Gli anni di Barbiana vengono restituiti attraverso la testimonianza personale di Gesualdi che pare aprire, in certi passaggi, lo scrigno dei ricordi e condividerli con il lettore. E’ un’operazione, per sua stessa ammissione, non facile perché «molte di quelle memorie appartengono alla sfera dell’anima che non si desidera condividere con nessuno». L’autore aggiunge poi una precisazione:«Della scuola di Barbiana e della sua intensa vita, che è difficile separare da quella di don Lorenzo e della sua famiglia barbianese, non ne parlo volutamente in modo diffuso», riservandone la trattazione in un lavoro a sé stante perché si configurava come un’esperienza completamente diversa dalle altre. Altrettanto significativa è un’altra osservazione di Gesualdi:«Quand’era a Calenzano don Lorenzo cercava personaggi interessanti e li invitava a parlare alla scuola popolare. A Barbiana è esattamente il contrario: sono le personalità politiche, religiose, socialmente impegnate e colte a cercarlo e si arrampicano fin lassù per respirare quell’esperienza. Don Lorenzo dalla “cattedra del niente” parla, insegna ed elabora nuovi pensieri per l’oggi e per il futuro».

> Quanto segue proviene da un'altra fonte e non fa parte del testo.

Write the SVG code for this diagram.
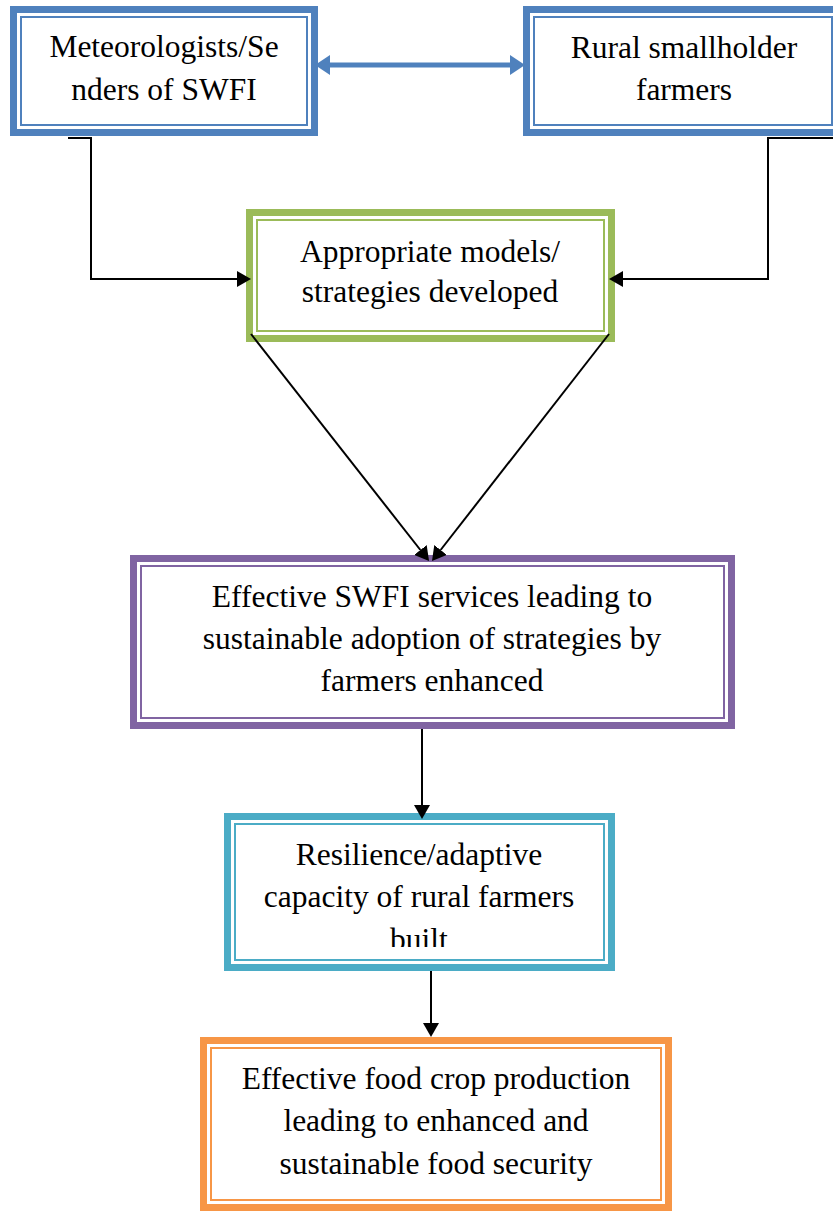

In conclusione non si può che condividere il giudizio che don Luigi Ciotti ha espresso nella postfazione del testo:«Se il libro di Michele Gesualdi ha molti meriti, il primo è di consegnarci un ritratto autentico di don Milani. […] E’ un don Milani raccontato in tutta la sua prorompente, complessa umanità, un’umanità che nel suo vasto abbraccio sembra comprendere tutti gli stati d’animo».